1. Field of the Invention
The present invention relates to a method of manufacturing a III-V group compound semiconductor thin film by means of metal organics chemical vapor deposition (MOCVD), more particularly, to a method of growing a p-type GaAs layer or AlGaAs layer.
2. Description of the Related Art
The MOCVD method is widely employed for growing a III-V group compound semiconductor film. If the supply ratio of the V-group element material to the III-group element material, i.e., V/III ratio, is low in the manufacture of the compound semiconductor film, deterioration of the surface morphology and reduction in the film-growth rate are brought about simultaneously. To overcome the difficulty, it was customary in the past to set the V/III ratio at a level high enough to prevent the deterioration of the surface morphology. Consequently, the efficiency of utilizing the V-group material was very low in the past. It is known to the art to thermally decompose the V-group material in order to improve the efficiency of utilizing the V-group material. However, this method is incapable of achieving an epitaxial growth of the III-V group compound semiconductor of a high quality and, thus, is not practical.
It was conventional to use Be, Zn, Mg, or Cd as a p-type dopant of the III-V group compound semiconductor. Beryllium certainly permits doping at a high concentration, but is highly poisonous. On the other hand, each of Zn, Mg and Cd exhibits a high vapor pressure, is low in doping efficiency under high growth temperatures, is likely to be adsorbed on the wall of a pipe, and tends to exhibit a memory effect that intake of the raw material gas is delayed, resulting in failure to obtain abrubt dopant profiles.
Carbon, which is used as an acceptor in a III-V group compound semiconductor, is known to exhibit good electrical properties. However, only a few reports have been published to data concerning a dopant material suitable for achieving a carbon doping in the MOCVD method. Under the circumstances, it was very difficult to manufacture a p-type GaAs or AlGaAs layer having a high carrier concentration by the MOCVD method.
As a method of achieving carbon doping without using new dopant material, it is proposed to alternately supply a trimethylgallium (TMG) gas and an arsine (AsH.sub.3) gas in the step of growing a GaAs layer by the MOCVD method. In this method, however, a heavy burden is given to, for example, a valve mounted in the gas supply system because it is necessary to switch frequently the supply of the two different gases. Further, it is necessary to sufficiently evacuate the reaction furnace in switching the gas supply. In other words, a long gas switching time is required, leading to a low growth rate of a thin film.

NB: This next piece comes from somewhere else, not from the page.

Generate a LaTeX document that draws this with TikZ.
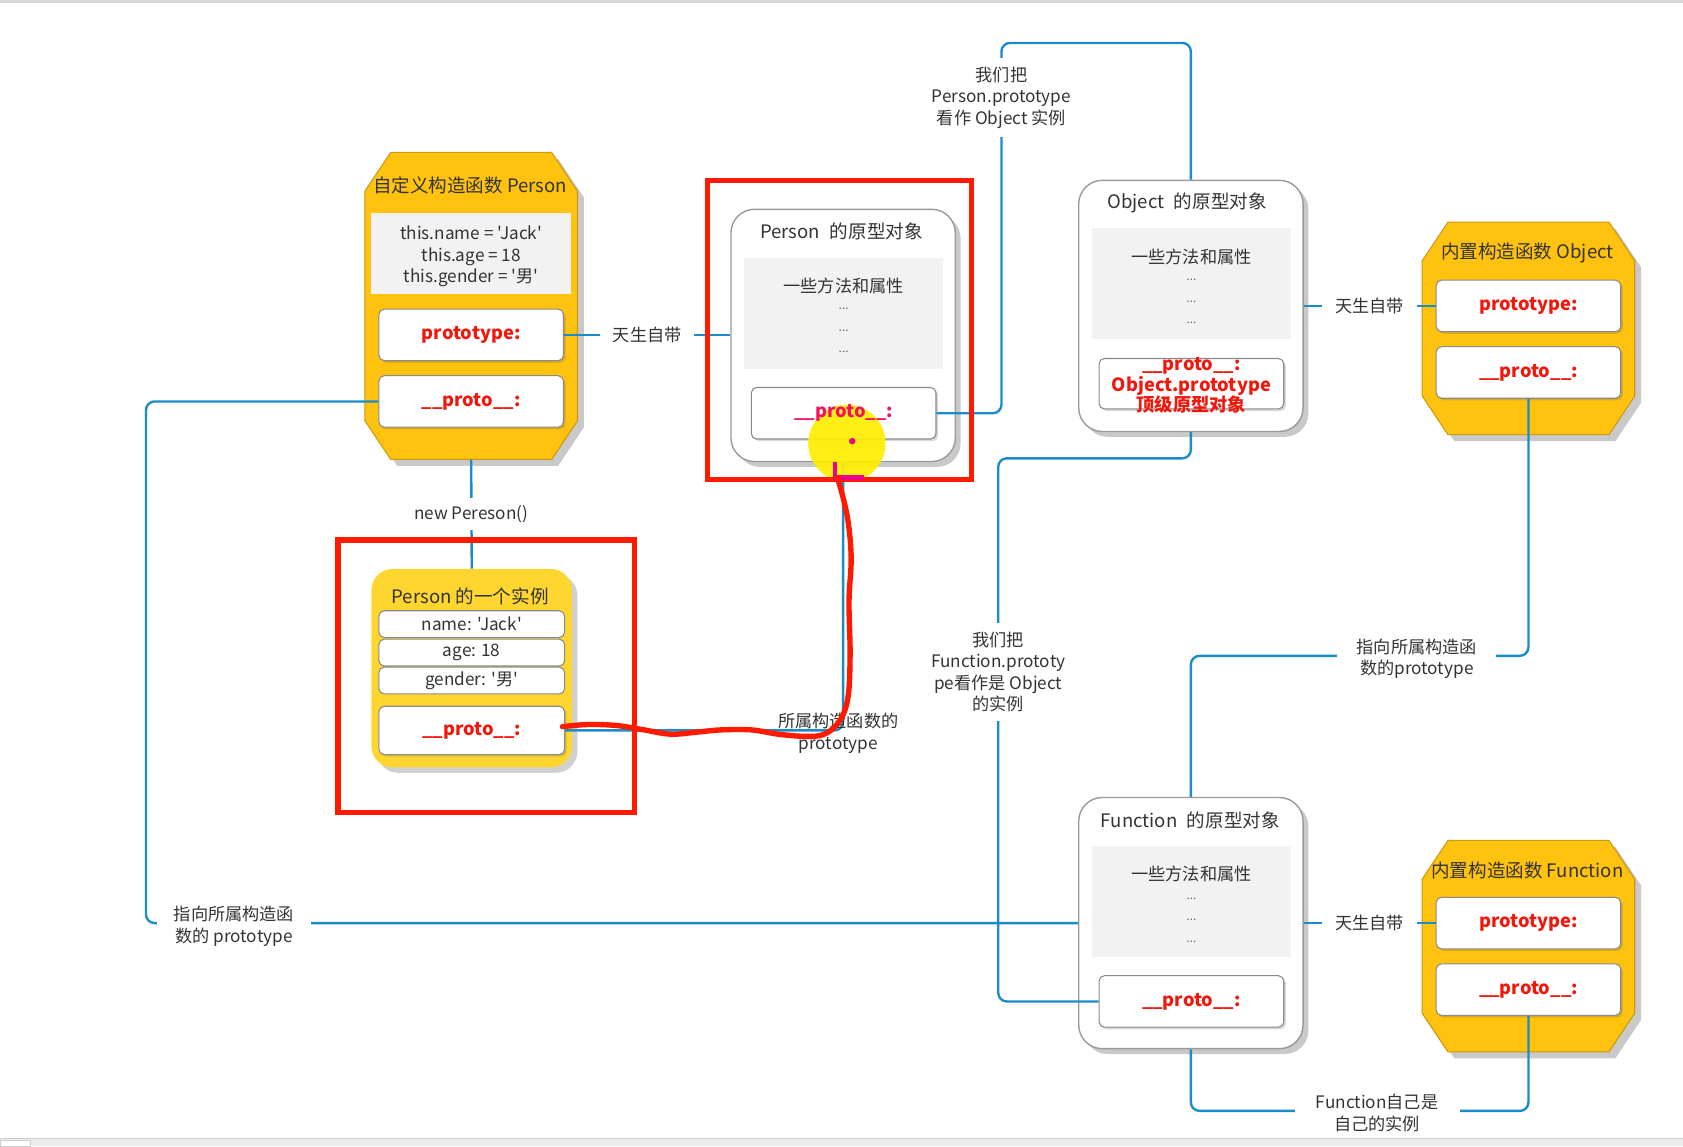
\documentclass[tikz,border=0pt]{standalone}
\usepackage{fontspec}
\setmainfont{Noto Sans CJK SC}[Ligatures=TeXOff]
\usetikzlibrary{shadows}
\definecolor{lnblue}{HTML}{1C8CC8}
\definecolor{gold}{HTML}{FFC20E}
\definecolor{golddk}{HTML}{C99A10}
\definecolor{instyel}{HTML}{FFD630}
\definecolor{grayfill}{HTML}{F2F2F2}
\definecolor{slotbd}{HTML}{8A8A8A}
\definecolor{objbd}{HTML}{9A9A9A}
\definecolor{txt}{HTML}{333333}
\definecolor{redhl}{HTML}{FF1A00}
\definecolor{txtred}{HTML}{F0180C}
\definecolor{rulergray}{HTML}{D6D6D6}
\definecolor{stripgray}{HTML}{ECECEC}
\definecolor{stripbd}{HTML}{CFCFCF}
\newcommand{\fLbl}{\fontsize{16}{20}\selectfont}
\newcommand{\fTtl}{\fontsize{17.3}{20}\selectfont}
\newcommand{\fSlot}{\fontsize{17}{19}\selectfont\bfseries}
\newcommand{\fDots}{\fontsize{11}{12}\selectfont}
\newcommand{\octashape}[4]{%
 \path[octa] ({#1-#3/2+24},{#2-#4/2}) -- ({#1+#3/2-24},{#2-#4/2}) -- ({#1+#3/2},{#2-#4/2+36}) -- ({#1+#3/2},{#2+#4/2-36}) -- ({#1+#3/2-24},{#2+#4/2}) -- ({#1-#3/2+24},{#2+#4/2}) -- ({#1-#3/2},{#2+#4/2-36}) -- ({#1-#3/2},{#2-#4/2+36}) -- cycle;}
\tikzset{
 conn/.style={draw=lnblue, line width=2.2pt, rounded corners=8pt},
 lbl/.style={fill=white, text=txt, font=\fLbl, align=center, inner xsep=12pt, inner ysep=5pt},
 slot/.style={draw=slotbd, fill=white, rounded corners=5pt, line width=1pt, minimum width=172pt, minimum height=48pt, inner sep=0pt, text=txtred, font=\fSlot, drop shadow={shadow xshift=2pt, shadow yshift=-2pt, opacity=0.25, fill=black!60}},
 field/.style={draw=slotbd, fill=white, rounded corners=5pt, line width=1pt, minimum width=173pt, minimum height=25pt, inner sep=0pt, text=txt, font=\fLbl},
 protoobj/.style={draw=objbd, fill=white, rounded corners=22pt, line width=1.3pt, minimum width=209pt, minimum height=234pt, inner sep=0pt, drop shadow={shadow xshift=5pt, shadow yshift=-5pt, opacity=0.35, fill=black!60}},
 graybox/.style={fill=grayfill, minimum width=186pt, minimum height=104pt, inner sep=0pt},
 octa/.style={fill=gold, draw=golddk, line width=1pt, drop shadow={shadow xshift=6pt, shadow yshift=-6pt, opacity=0.35, fill=black!60}},
 ghost/.style={inner sep=0pt, draw=none},
 ttl/.style={text=txt, font=\fTtl, inner sep=1pt},
 mth/.style={text=txt, font=\fLbl, inner sep=1pt},
 dots/.style={text=black!60, font=\fDots, inner sep=0pt},
 hl/.style={draw=redhl, line width=5pt},
}
\begin{document}
\begin{tikzpicture}[x=1pt,y=-1pt]
\fill[white] (0,0) rectangle (1568,1068);
\useasboundingbox (0,0) rectangle (1568,1068);
\fill[rulergray] (0,0) rectangle (1568,2.5);
\fill[stripgray] (0,1060) rectangle (1568,1068);
\draw[stripbd] (0,1060) -- (1568,1060);
\draw[stripbd, fill=white] (0,1062) rectangle (28,1068);

% ---------- Person constructor ----------
\octashape{439}{285}{198}{286}
\node[ghost, minimum width=198pt, minimum height=286pt] (pc) at (439,285) {};
\node[ttl] (pct) at (438,173) {自定义构造函数 Person};
\node[graybox, minimum width=186pt, minimum height=76pt, text=txt, font=\fLbl, align=center] (pcg) at (439,236) {};
\node[mth, align=center] (pcgt) at (439,239) {this.name = 'Jack'\\this.age = 18\\this.gender = '男'};
\node[slot] (pcp) at (439,312) {prototype:};
\node[slot] (pcq) at (439,374) {\_\_proto\_\_:};

% ---------- Person instance ----------
\node[fill=instyel, rounded corners=20pt, minimum width=187pt, minimum height=185pt, inner sep=0pt, drop shadow={shadow xshift=5pt, shadow yshift=-5pt, opacity=0.3, fill=black!60}] (in) at (439.5,622.5) {};
\node[ttl] (intt) at (438,556) {Person 的一个实例};
\node[field] (inf1) at (439.5,581.5) {name: 'Jack'};
\node[field] (inf2) at (439.5,608) {age: 18};
\node[field] (inf3) at (439.5,634) {gender: '男'};
\node[slot, minimum width=173pt, minimum height=45pt] (inq) at (439.5,680.5) {\_\_proto\_\_:};

% ---------- Person prototype object ----------
\node[protoobj, minimum height=235pt] (pp) at (785.5,312.5) {};
\node[ttl] (ppt) at (784,216) {Person\hspace{9pt}的原型对象};
\node[graybox] (ppg) at (786,292) {};
\node[mth] (ppm) at (786,266) {一些方法和属性};
\node[dots] (ppd1) at (786,288) {...};
\node[dots] (ppd2) at (786,308) {...};
\node[dots] (ppd3) at (786,328) {...};
\node[slot] (ppq) at (786,385) {};

% ---------- Object prototype object ----------
\node[protoobj] (op) at (1109.5,285) {};
\node[ttl] (opt) at (1106,189) {Object\hspace{9pt}的原型对象};
\node[graybox] (opg) at (1110,264) {};
\node[mth] (opm) at (1110,239) {一些方法和属性};
\node[dots] (opd1) at (1110,261) {...};
\node[dots] (opd2) at (1110,281) {...};
\node[dots] (opd3) at (1110,301) {...};
\node[slot, minimum height=47pt] (opq) at (1110,357.5) {};
\node[text=txtred, font=\fSlot, align=center, inner sep=0pt] (opqt) at (1110,359) {\_\_proto\_\_:\\[0.5pt]Object.prototype\\[0.5pt]顶级原型对象};

% ---------- Object constructor ----------
\octashape{1424}{306}{198}{198}
\node[ghost, minimum width=198pt, minimum height=198pt] (oc) at (1424,306) {};
\node[ttl] (oct) at (1423,236) {内置构造函数 Object};
\node[slot] (ocp) at (1424,285) {prototype:};
\node[slot] (ocq) at (1424,347) {\_\_proto\_\_:};

% ---------- Function prototype object ----------
\node[protoobj] (fp) at (1109.5,860) {};
\node[ttl] (fpt) at (1109,764) {Function\hspace{9pt}的原型对象};
\node[graybox] (fpg) at (1110,840) {};
\node[mth] (fpm) at (1110,814) {一些方法和属性};
\node[dots] (fpd1) at (1110,837) {...};
\node[dots] (fpd2) at (1110,857) {...};
\node[dots] (fpd3) at (1110,877) {...};
\node[slot] (fpq) at (1110,933) {\_\_proto\_\_:};

% ---------- Function constructor ----------
\octashape{1424}{881.5}{198}{197}
\node[ghost, minimum width=198pt, minimum height=197pt] (fc) at (1424,881.5) {};
\node[ttl] (fct) at (1423,811) {内置构造函数 Function};
\node[slot] (fcp) at (1424,860) {prototype:};
\node[slot] (fcq) at (1424,922) {\_\_proto\_\_:};

% ---------- connectors ----------
\coordinate (k2) at (136,860);
\coordinate (k5) at (933,40);
\coordinate (k6) at (930,427);
\coordinate (k8) at (1320,611);
\coordinate (k10) at (1283,1035);
\draw[conn] (pcp.east) -- (pp.west |- pcp.east);
\draw[conn] (pcq.west) -| (k2) -- (fp.west |- k2);
\draw[conn] (pc.south) -- (in.north);
\draw[conn] (inq.east) -| (pp.south);
\draw[conn] (ppq.east) -| (k5) -| (op.north);
\draw[conn] (op.south) |- (k6) |- (fpq.west);
\draw[conn] (op.east |- ocp.west) -- (ocp.west);
\draw[conn] (ocq.south) |- (k8) -| (fp.north);
\draw[conn] (fp.east |- fcp.west) -- (fcp.west);
\draw[conn] (fcq.south) |- (k10) -| (fp.south);

% ---------- labels ----------
\node[lbl] (l1) at (603,312) {天生自带};
\node[lbl, inner xsep=16pt] (l2) at (218,863) {指向所属构造函\\数的 prototype};
\node[lbl, inner ysep=7pt] (l3) at (439,479) {new Pereson()};
\node[lbl, fill=none, inner xsep=2pt] (l4) at (781,683) {所属构造函数的\\prototype};
\node[lbl, inner ysep=8pt] (l5) at (933,91) {我们把\\Person.prototype\\看作 Object 实例};
\node[lbl, inner ysep=8pt] (l6) at (930,626) {我们把\\Function.prototy\\pe看作是 Object\\的实例};
\node[lbl] (l7) at (1276,285) {天生自带};
\node[lbl, inner xsep=18pt] (l8) at (1320,614) {指向所属构造函\\数的prototype};
\node[lbl] (l9) at (1276,860) {天生自带};
\node[lbl, inner xsep=20pt] (l10) at (1283,1037) {Function自己是\\自己的实例};

% ---------- annotations ----------
\fill[yellow!95!orange, opacity=0.92] (789,413) circle (36);
\node[text=txtred!65!magenta, font=\fSlot, inner sep=0pt] (ppqt) at (786,385) {\_\_proto\_\_:};
\fill[magenta] (794,411) circle (3);
\draw[hl] (315,503) rectangle (591,757);
\draw[hl] (659,168) rectangle (905,447);
\draw[magenta, line width=4pt] (778,430) -- (778,445) -- (805,445);
\draw[redhl, line width=5pt, line cap=round, line join=round] plot[smooth, tension=0.6] coordinates {(524,677) (548,675) (575,676) (600,680) (625,684) (650,682) (672,680) (700,680) (725,684) (750,686) (768,684) (782,672) (790,650) (792,610) (791,560) (793,520) (790,485) (784,458) (780,445)};
\end{tikzpicture}
\end{document}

To reiterate, carbon is an effective p-type impurity used in a GaAs or AlGaAs semiconductor. However, a suitable dopant material for achieving carbon doping in the MOCVD method has not yet been found. On the other hand, the method of growing a p-type GaAs layer while alternately supplying TMC and AsH.sub.3 gases necessitates a frequent switching of the gas supply, leading to a heavy burden to the apparatus and to a low growth rate of the GaAs layer. Under the circumstances, it was very difficult to manufacture a p-type GaAs or AlGaAs layer having a high carrier concentration by the MOCVD method.